─── Data segment

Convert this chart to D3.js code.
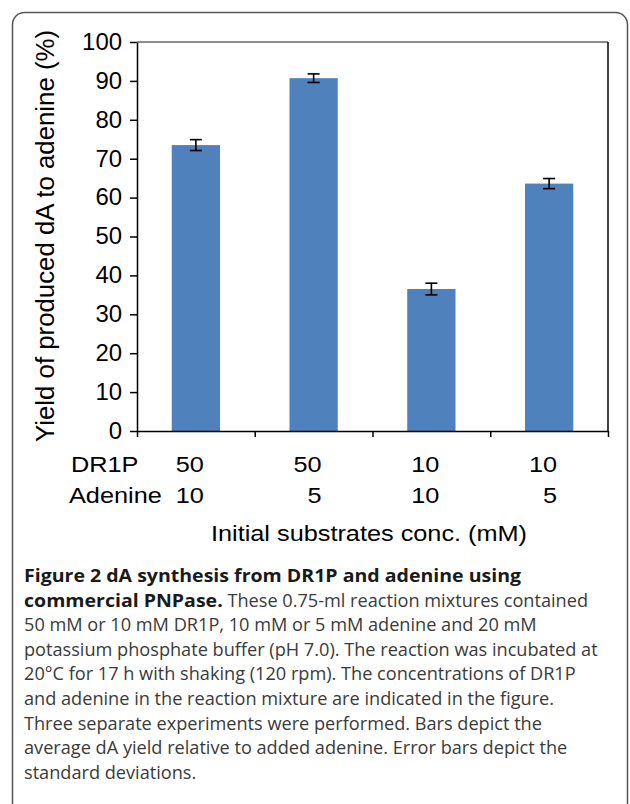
<!DOCTYPE html>
<html><head><meta charset="utf-8">
<script src="https://cdn.jsdelivr.net/npm/d3@7/dist/d3.min.js"></script>
<style>body{margin:0;background:#fff;}svg{display:block;}</style>
</head><body>
<svg id="c" width="630" height="804"></svg>
<script>
const categories = ["A","B","C","D"];
const dr1p = ["50","50","10","10"];
const adenine = ["10","5","10","5"];
const yields = [73.5, 90.7, 36.5, 63.6];
const errors = [1.4, 1.1, 1.5, 1.3];
const yTicks = [0,10,20,30,40,50,60,70,80,90,100];
const yLabel = "Yield of produced dA to adenine (%)";
const xTitle = "Initial substrates conc. (mM)";
const rowLabels = ["DR1P","Adenine"];
const captionLines = [
  [{b:true,t:"Figure 2 dA synthesis from DR1P and adenine using"}],
  [{b:true,t:"commercial PNPase."},{b:false,t:" These 0.75-ml reaction mixtures contained"}],
  [{b:false,t:"50 mM or 10 mM DR1P, 10 mM or 5 mM adenine and 20 mM"}],
  [{b:false,t:"potassium phosphate buffer (pH 7.0). The reaction was incubated at"}],
  [{b:false,t:"20°C for 17 h with shaking (120 rpm). The concentrations of DR1P"}],
  [{b:false,t:"and adenine in the reaction mixture are indicated in the figure."}],
  [{b:false,t:"Three separate experiments were performed. Bars depict the"}],
  [{b:false,t:"average dA yield relative to added adenine. Error bars depict the"}],
  [{b:false,t:"standard deviations."}]
];

const svg = d3.select("#c");
// frame
svg.append("rect").attr("x",12.5).attr("y",12.5).attr("width",615).attr("height",840)
  .attr("rx",12).attr("fill","none").attr("stroke","#555").attr("stroke-width",1.5);

const L=137, R=608, T=42, B=431;
const x = d3.scaleBand().domain(categories).range([L,R]).paddingInner(0.59).paddingOuter(0.295);
const xb = d3.scaleLinear().domain([0,categories.length]).range([L,R]);
const y = d3.scaleLinear().domain([0,100]).range([B,T]);
const font = "'Liberation Sans', Arial, sans-serif";
const SX = 1.15;

function stext(g, px, py, txt, size, anchor, sx){
  return g.append("text").attr("transform",`translate(${px},${py}) scale(${sx},1)`)
    .attr("text-anchor",anchor||"start").text(txt)
    .attr("font-family",font).attr("font-size",size).attr("fill","#000");
}

// plot box top & right
svg.append("line").attr("x1",L).attr("x2",R).attr("y1",T).attr("y2",T).attr("stroke","#666").attr("stroke-width",1.5);
svg.append("line").attr("x1",R).attr("x2",R).attr("y1",T).attr("y2",B).attr("stroke","#000").attr("stroke-width",1.5);

// bars
svg.selectAll("rect.bar").data(categories).join("rect").attr("class","bar")
  .attr("x",d=>x(d)).attr("width",x.bandwidth())
  .attr("y",(d,i)=>y(yields[i])).attr("height",(d,i)=>B-y(yields[i]))
  .attr("fill","#4f81bd");

// error bars
const eb = svg.append("g").attr("stroke","#000").attr("stroke-width",1.6);
categories.forEach((c,i)=>{
  const cx = x(c)+x.bandwidth()/2;
  const y1=y(yields[i]+errors[i]), y2=y(yields[i]-errors[i]);
  eb.append("line").attr("x1",cx).attr("x2",cx).attr("y1",y1).attr("y2",y2);
  eb.append("line").attr("x1",cx-6).attr("x2",cx+6).attr("y1",y1).attr("y2",y1);
  eb.append("line").attr("x1",cx-6).attr("x2",cx+6).attr("y1",y2).attr("y2",y2);
});

// y axis
const ya = svg.append("g").attr("transform",`translate(${L},0)`)
  .call(d3.axisLeft(y).tickValues(yTicks).tickSize(7).tickPadding(8).tickSizeOuter(0));
ya.select(".domain").attr("stroke","#000").attr("stroke-width",1.5);
ya.selectAll(".tick line").attr("stroke","#000").attr("stroke-width",1.5);
ya.selectAll(".tick text").attr("font-family",font).attr("font-size",23).attr("fill","#000")
  .attr("transform","scale(1.04,1)").attr("x",-15/1.04);

// x axis (boundary ticks)
const xa = svg.append("g").attr("transform",`translate(0,${B})`)
  .call(d3.axisBottom(xb).tickValues(d3.range(categories.length+1)).tickSize(6).tickFormat("").tickSizeOuter(0));
xa.select(".domain").attr("stroke","#000").attr("stroke-width",1.5);
xa.selectAll(".tick line").attr("stroke","#000").attr("stroke-width",1.5);

// row labels
const rowY=[472,503];
rowLabels.forEach((t,k)=>{ stext(svg, k===0?71:69, rowY[k], t, 22, "start", SX); });
[dr1p,adenine].forEach((arr,k)=>{
  categories.forEach((c,i)=>{
    stext(svg, x(c)+x.bandwidth()/2+8, rowY[k], arr[i], 22, "end", SX);
  });
});

// x title
stext(svg, 369, 541, xTitle, 22, "middle", SX);

// y label
svg.append("text").attr("transform","translate(54,236) rotate(-90)").attr("text-anchor","middle")
  .text(yLabel).attr("font-family",font).attr("font-size",25.8).attr("fill","#000");

// caption
const cap = svg.append("g");
const capFont = "'Open Sans', sans-serif";
const NSX = 1.05, BSX = 1.13;
captionLines.forEach((line,i)=>{
  let cx = 24;
  const cy = 582+i*24.6;
  line.forEach(s=>{
    const sx = s.b?BSX:NSX;
    const t = cap.append("text").attr("transform",`translate(${cx},${cy}) scale(${sx},1)`)
      .attr("font-family",capFont).attr("font-size",17.3)
      .attr("font-weight",s.b?"bold":"normal").attr("fill",s.b?"#1a1a1a":"#3a3a3a")
      .attr("xml:space","preserve").style("white-space","pre").text(s.t);
    cx += t.node().getComputedTextLength()*sx;
  });
});
</script>
</body></html>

──────

• _Requirements_
Write out again every line above exactly as given; the pictures do not belong in the copy.

• _Result below_
Convert this chart to D3.js code.
<!DOCTYPE html>
<html><head><meta charset="utf-8">
<script src="https://cdn.jsdelivr.net/npm/d3@7/dist/d3.min.js"></script>
<style>body{margin:0;background:#fff;}svg{display:block;}</style>
</head><body>
<svg id="c" width="630" height="804"></svg>
<script>
const categories = ["A","B","C","D"];
const dr1p = ["50","50","10","10"];
const adenine = ["10","5","10","5"];
const yields = [73.5, 90.7, 36.5, 63.6];
const errors = [1.4, 1.1, 1.5, 1.3];
const yTicks = [0,10,20,30,40,50,60,70,80,90,100];
const yLabel = "Yield of produced dA to adenine (%)";
const xTitle = "Initial substrates conc. (mM)";
const rowLabels = ["DR1P","Adenine"];
const captionLines = [
  [{b:true,t:"Figure 2 dA synthesis from DR1P and adenine using"}],
  [{b:true,t:"commercial PNPase."},{b:false,t:" These 0.75-ml reaction mixtures contained"}],
  [{b:false,t:"50 mM or 10 mM DR1P, 10 mM or 5 mM adenine and 20 mM"}],
  [{b:false,t:"potassium phosphate buffer (pH 7.0). The reaction was incubated at"}],
  [{b:false,t:"20°C for 17 h with shaking (120 rpm). The concentrations of DR1P"}],
  [{b:false,t:"and adenine in the reaction mixture are indicated in the figure."}],
  [{b:false,t:"Three separate experiments were performed. Bars depict the"}],
  [{b:false,t:"average dA yield relative to added adenine. Error bars depict the"}],
  [{b:false,t:"standard deviations."}]
];

const svg = d3.select("#c");
// frame
svg.append("rect").attr("x",12.5).attr("y",12.5).attr("width",615).attr("height",840)
  .attr("rx",12).attr("fill","none").attr("stroke","#555").attr("stroke-width",1.5);

const L=137, R=608, T=42, B=431;
const x = d3.scaleBand().domain(categories).range([L,R]).paddingInner(0.59).paddingOuter(0.295);
const xb = d3.scaleLinear().domain([0,categories.length]).range([L,R]);
const y = d3.scaleLinear().domain([0,100]).range([B,T]);
const font = "'Liberation Sans', Arial, sans-serif";
const SX = 1.15;

function stext(g, px, py, txt, size, anchor, sx){
  return g.append("text").attr("transform",`translate(${px},${py}) scale(${sx},1)`)
    .attr("text-anchor",anchor||"start").text(txt)
    .attr("font-family",font).attr("font-size",size).attr("fill","#000");
}

// plot box top & right
svg.append("line").attr("x1",L).attr("x2",R).attr("y1",T).attr("y2",T).attr("stroke","#666").attr("stroke-width",1.5);
svg.append("line").attr("x1",R).attr("x2",R).attr("y1",T).attr("y2",B).attr("stroke","#000").attr("stroke-width",1.5);

// bars
svg.selectAll("rect.bar").data(categories).join("rect").attr("class","bar")
  .attr("x",d=>x(d)).attr("width",x.bandwidth())
  .attr("y",(d,i)=>y(yields[i])).attr("height",(d,i)=>B-y(yields[i]))
  .attr("fill","#4f81bd");

// error bars
const eb = svg.append("g").attr("stroke","#000").attr("stroke-width",1.6);
categories.forEach((c,i)=>{
  const cx = x(c)+x.bandwidth()/2;
  const y1=y(yields[i]+errors[i]), y2=y(yields[i]-errors[i]);
  eb.append("line").attr("x1",cx).attr("x2",cx).attr("y1",y1).attr("y2",y2);
  eb.append("line").attr("x1",cx-6).attr("x2",cx+6).attr("y1",y1).attr("y2",y1);
  eb.append("line").attr("x1",cx-6).attr("x2",cx+6).attr("y1",y2).attr("y2",y2);
});

// y axis
const ya = svg.append("g").attr("transform",`translate(${L},0)`)
  .call(d3.axisLeft(y).tickValues(yTicks).tickSize(7).tickPadding(8).tickSizeOuter(0));
ya.select(".domain").attr("stroke","#000").attr("stroke-width",1.5);
ya.selectAll(".tick line").attr("stroke","#000").attr("stroke-width",1.5);
ya.selectAll(".tick text").attr("font-family",font).attr("font-size",23).attr("fill","#000")
  .attr("transform","scale(1.04,1)").attr("x",-15/1.04);

// x axis (boundary ticks)
const xa = svg.append("g").attr("transform",`translate(0,${B})`)
  .call(d3.axisBottom(xb).tickValues(d3.range(categories.length+1)).tickSize(6).tickFormat("").tickSizeOuter(0));
xa.select(".domain").attr("stroke","#000").attr("stroke-width",1.5);
xa.selectAll(".tick line").attr("stroke","#000").attr("stroke-width",1.5);

// row labels
const rowY=[472,503];
rowLabels.forEach((t,k)=>{ stext(svg, k===0?71:69, rowY[k], t, 22, "start", SX); });
[dr1p,adenine].forEach((arr,k)=>{
  categories.forEach((c,i)=>{
    stext(svg, x(c)+x.bandwidth()/2+8, rowY[k], arr[i], 22, "end", SX);
  });
});

// x title
stext(svg, 369, 541, xTitle, 22, "middle", SX);

// y label
svg.append("text").attr("transform","translate(54,236) rotate(-90)").attr("text-anchor","middle")
  .text(yLabel).attr("font-family",font).attr("font-size",25.8).attr("fill","#000");

// caption
const cap = svg.append("g");
const capFont = "'Open Sans', sans-serif";
const NSX = 1.05, BSX = 1.13;
captionLines.forEach((line,i)=>{
  let cx = 24;
  const cy = 582+i*24.6;
  line.forEach(s=>{
    const sx = s.b?BSX:NSX;
    const t = cap.append("text").attr("transform",`translate(${cx},${cy}) scale(${sx},1)`)
      .attr("font-family",capFont).attr("font-size",17.3)
      .attr("font-weight",s.b?"bold":"normal").attr("fill",s.b?"#1a1a1a":"#3a3a3a")
      .attr("xml:space","preserve").style("white-space","pre").text(s.t);
    cx += t.node().getComputedTextLength()*sx;
  });
});
</script>
</body></html>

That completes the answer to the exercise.